▶ _SET PROBLEM_
Restate the full listing word for word and leave the pictures out.

▶ _MATERIAL SHOWN_
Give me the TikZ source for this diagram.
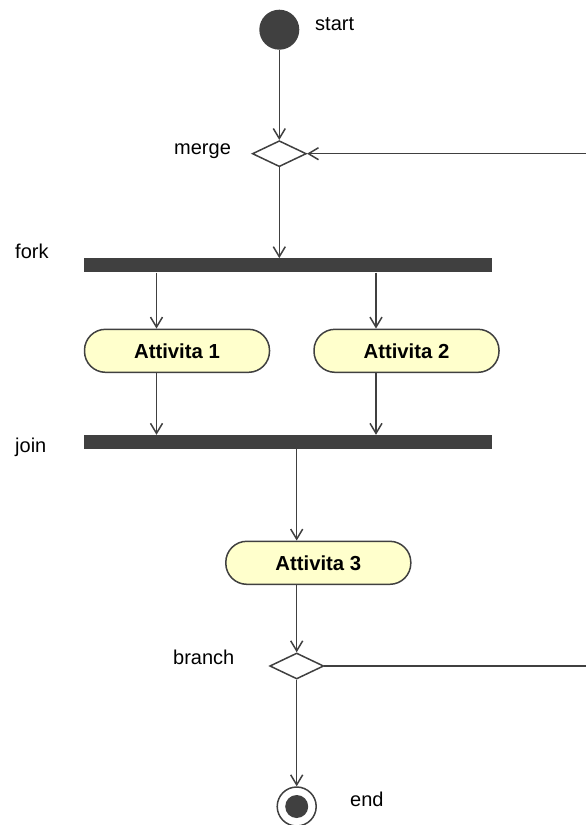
\documentclass[tikz,border=0pt]{standalone}
\usepackage{fontspec}
\setmainfont{Liberation Sans}
\usetikzlibrary{arrows.meta,shapes.geometric}
\definecolor{ink}{HTML}{404040}
\definecolor{actfill}{HTML}{FFFFCC}
\tikzset{
  flow/.style={draw=ink, line width=1.5pt, -{Straight Barb[length=10pt,width=12pt,line width=1.5pt]}},
  plain/.style={draw=ink, line width=1.5pt},
  activity/.style={draw=ink, line width=1.5pt, fill=actfill, rectangle, rounded corners=21pt,
    minimum width=185pt, minimum height=43pt, inner sep=0pt,
    font=\fontsize{20.3}{23}\selectfont\bfseries},
  bar/.style={fill=ink, rectangle, inner sep=0pt, minimum width=408pt, minimum height=14pt},
  decision/.style={draw=ink, line width=1.5pt, fill=white, diamond, inner sep=0pt,
    minimum width=54pt, minimum height=26pt},
  lbl/.style={anchor=base west, inner sep=0pt, font=\fontsize{20}{23}\selectfont},
}
\begin{document}
\begin{tikzpicture}[x=1pt,y=-1pt]
\useasboundingbox (0,0) rectangle (586,825);

% initial and final states
\node[circle, fill=ink, minimum size=40pt, inner sep=0pt] (start) at (279.3,29.7) {};
\node[circle, draw=ink, line width=1.5pt, fill=white, minimum size=39pt, inner sep=0pt] (end) at (296.7,806.5) {};
\fill[ink] (end.center) circle (11.5);

% decisions
\node[decision] (merge) at (279.3,153.7) {};
\node[decision] (branch) at (296.7,666) {};

% synchronisation bars
\node[bar] (fork) at (288,265.3) {};
\node[bar] (join) at (288,442) {};

% activities
\node[activity] (a1) at (177,350.8) {Attivita 1};
\node[activity] (a2) at (406.5,350.8) {Attivita 2};
\node[activity] (a3) at (318.3,562.8) {Attivita 3};

% labels
\node[lbl] at (174,154) {merge};
\node[lbl] at (315,30) {start};
\node[lbl] at (15,258) {fork};
\node[lbl] at (15,452.5) {join};
\node[lbl] at (173,664.5) {branch};
\node[lbl] at (350,806) {end};

% free ends of the loop-back line at the right edge
\coordinate (loopin) at (586,153.7);
\coordinate (loopout) at (586,666);
% columns of the parallel branches
\coordinate (col1) at (156.5,0);
\coordinate (col2) at (376,0);
\coordinate (col3) at (296.7,0);

% connectors
\draw[flow] (start.south) -- (merge.north);
\draw[flow] (loopin) -- (merge.east);
\draw[flow] (merge.south) -- (merge.south |- fork.north);
\draw[flow] (fork.south -| col1) -- (a1.north -| col1);
\draw[flow] (fork.south -| col2) -- (a2.north -| col2);
\draw[flow] (a1.south -| col1) -- (join.north -| col1);
\draw[flow] (a2.south -| col2) -- (join.north -| col2);
\draw[flow] (join.south -| col3) -- (a3.north -| col3);
\draw[flow] (a3.south -| col3) -- (branch.north);
\draw[plain] (branch.east) -- (loopout);
\draw[flow] (branch.south) -- (end.north);
\end{tikzpicture}
\end{document}
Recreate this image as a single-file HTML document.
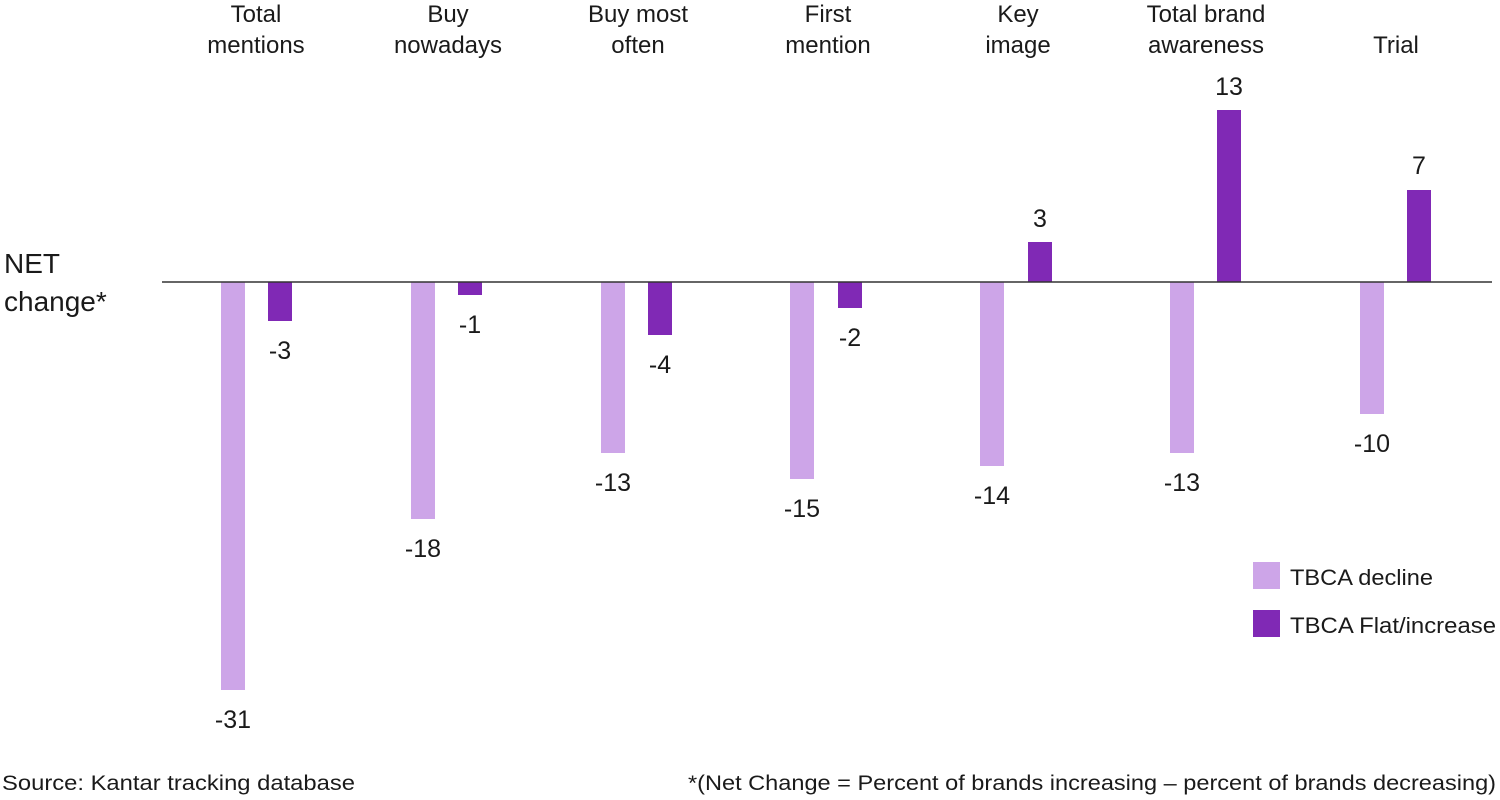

▶ _ANSWER_
Give me the TikZ source for this diagram.
\documentclass[tikz,border=0pt]{standalone}
\usepackage{fontspec}
\setmainfont{Liberation Sans}
\usetikzlibrary{arrows.meta,shapes.geometric}
\definecolor{ink}{HTML}{404040}
\definecolor{actfill}{HTML}{FFFFCC}
\tikzset{
  flow/.style={draw=ink, line width=1.5pt, -{Straight Barb[length=10pt,width=12pt,line width=1.5pt]}},
  plain/.style={draw=ink, line width=1.5pt},
  activity/.style={draw=ink, line width=1.5pt, fill=actfill, rectangle, rounded corners=21pt,
    minimum width=185pt, minimum height=43pt, inner sep=0pt,
    font=\fontsize{20.3}{23}\selectfont\bfseries},
  bar/.style={fill=ink, rectangle, inner sep=0pt, minimum width=408pt, minimum height=14pt},
  decision/.style={draw=ink, line width=1.5pt, fill=white, diamond, inner sep=0pt,
    minimum width=54pt, minimum height=26pt},
  lbl/.style={anchor=base west, inner sep=0pt, font=\fontsize{20}{23}\selectfont},
}
\begin{document}
\begin{tikzpicture}[x=1pt,y=-1pt]
\useasboundingbox (0,0) rectangle (586,825);

% initial and final states
\node[circle, fill=ink, minimum size=40pt, inner sep=0pt] (start) at (279.3,29.7) {};
\node[circle, draw=ink, line width=1.5pt, fill=white, minimum size=39pt, inner sep=0pt] (end) at (296.7,806.5) {};
\fill[ink] (end.center) circle (11.5);

% decisions
\node[decision] (merge) at (279.3,153.7) {};
\node[decision] (branch) at (296.7,666) {};

% synchronisation bars
\node[bar] (fork) at (288,265.3) {};
\node[bar] (join) at (288,442) {};

% activities
\node[activity] (a1) at (177,350.8) {Attivita 1};
\node[activity] (a2) at (406.5,350.8) {Attivita 2};
\node[activity] (a3) at (318.3,562.8) {Attivita 3};

% labels
\node[lbl] at (174,154) {merge};
\node[lbl] at (315,30) {start};
\node[lbl] at (15,258) {fork};
\node[lbl] at (15,452.5) {join};
\node[lbl] at (173,664.5) {branch};
\node[lbl] at (350,806) {end};

% free ends of the loop-back line at the right edge
\coordinate (loopin) at (586,153.7);
\coordinate (loopout) at (586,666);
% columns of the parallel branches
\coordinate (col1) at (156.5,0);
\coordinate (col2) at (376,0);
\coordinate (col3) at (296.7,0);

% connectors
\draw[flow] (start.south) -- (merge.north);
\draw[flow] (loopin) -- (merge.east);
\draw[flow] (merge.south) -- (merge.south |- fork.north);
\draw[flow] (fork.south -| col1) -- (a1.north -| col1);
\draw[flow] (fork.south -| col2) -- (a2.north -| col2);
\draw[flow] (a1.south -| col1) -- (join.north -| col1);
\draw[flow] (a2.south -| col2) -- (join.north -| col2);
\draw[flow] (join.south -| col3) -- (a3.north -| col3);
\draw[flow] (a3.south -| col3) -- (branch.north);
\draw[plain] (branch.east) -- (loopout);
\draw[flow] (branch.south) -- (end.north);
\end{tikzpicture}
\end{document}
Recreate this image as a single-file HTML document.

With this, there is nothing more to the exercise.